First let's import and prepare the data.
using NovaML.Datasets
X, y = load_boston(return_X_y=true)
Prepare the training and test data sets.
using NovaML.ModelSelection
Xtrn, Xtst, ytrn, ytst = train_test_split(X, y, test_size=0.3, random_state=123)
Create and fit the linear regression model.
lr = LinearRegression()
lr(Xtrn, ytrn)
ŷtrn = lr(Xtrn)
ŷtst = lr(Xtst)
Mean Absolute Error (MAE)
MAE measures the average magnitude of errors in a set of predictions, without considering their direction.
using NovaML.Metrics
maetrn = mae(ytrn, ŷtrn)
maetst = mae(ytst, ŷtst)
maetrn, martst
#(0.07, 0.09)
Mean Squared Error (MSE)
MSE measures the average squared difference between the estimated values and the actual value.
msetrn = mse(ytrn, ŷtrn)
msetst = mse(ytst, ŷtst)
msetrn, msetst
#(0.0093, 0.0128)
R-squared Score
R-squared (R²) provides a measure of how well observed outcomes are replicated by the model, based on the proportion of total variation of outcomes explained by the model.
r2_score(ytrn, ŷtrn)
# 0.9992871136620213
r2_score(ytst, ŷtst)
# 0.9991476060812577
Clustering Metrics
Silhouette Score
The Silhouette Score is used to evaluate the quality of clusters in clustering algorithms.
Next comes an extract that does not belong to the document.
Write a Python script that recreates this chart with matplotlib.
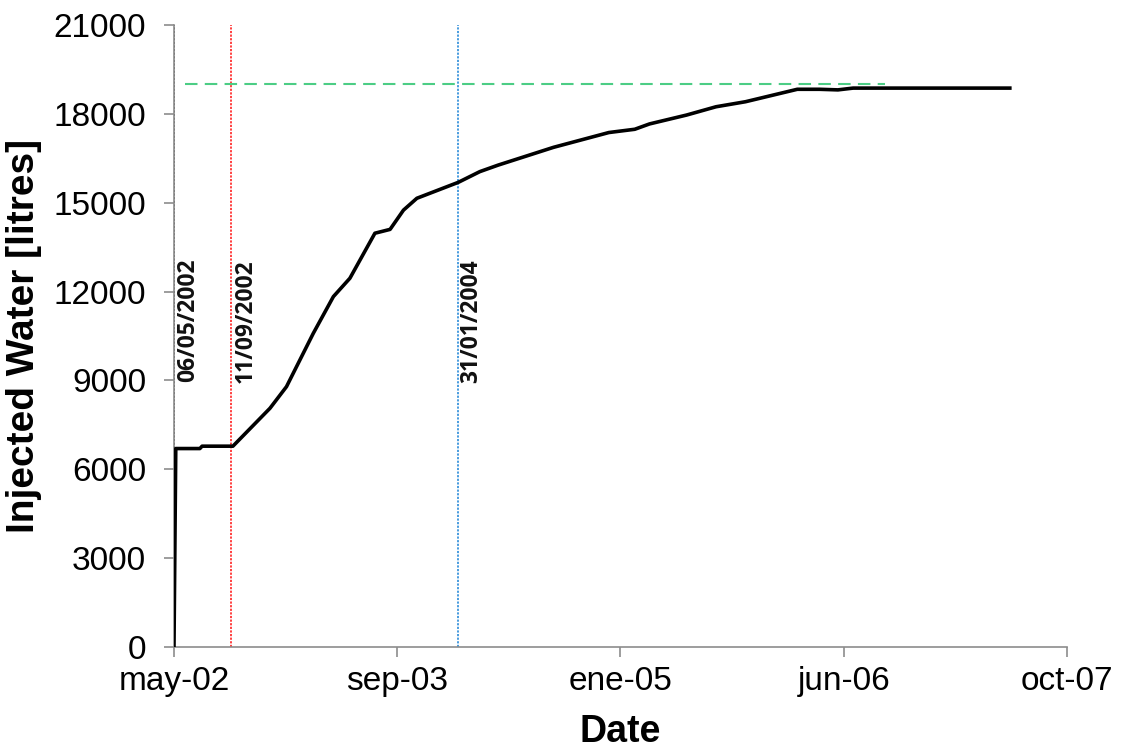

Let's first create an artificial dataset.
using NovaML.Datasets
X, y = make_blobs(
n_samples=150,
n_features=2,
centers=3,
cluster_std=0.5,
shuffle=true,
random_state=123)
using Plots
begin
scatter(X[:, 1], X[:, 2],
color=:white,
markerstrokecolor=:black,
markersize=6,
xlabel="Feature 1",
ylabel="Feature 2",
grid=true,
legend=false)
plot!(size=(600, 400), margin=5Plots.mm)
end
Next, create the clustering algorithm.
using NovaML.Cluster
km = KMeans(
n_clusters=3,
init="k-means++",
n_init=10,
max_iter=300,
tol=1e-04,
random_state=0)
km(X)
Now we can create the Silhouette Plot using the silhouette_samples
from NovaML.Metrics
.
using Statistics
using ColorSchemes
using NovaML.Metrics
function plot_silhoutte(km::KMeans)
ykm = km.labels_
cluster_labels = sort(unique(km.labels_))
n_clusters = length(cluster_labels)
silhouette_vals = silhouette_samples(X, km.labels_, metric="euclidean")
δ = 1. / (length(silhouette_vals)+20)
yval = 10δ
p = plot(xlabel="Silhouette coefficient", label="Cluster", title="Silhouette Plot", legend=false, ylims=(0.0, 1.0), xlims=(0.0, 1.0), ylabel="Cluster");
for (i, c) in enumerate(cluster_labels)
c_silhouette_vals = silhouette_vals[ykm.==c]
sort!(c_silhouette_vals)
color = get(ColorSchemes.jet, i/n_clusters)
for xval in c_silhouette_vals
plot!(p, [0, xval], [yval, yval], color=color)
yval += δ
end
end
silhouette_avg = mean(silhouette_vals)
vline!([silhouette_avg], color=:red, linestyle=:dash, lw=2)
start = (1-20δ)/6
stop = (1 - 10δ) - (1-20δ)/6
yticks!(p, range(start, stop, length=n_clusters), string.(cluster_labels))
end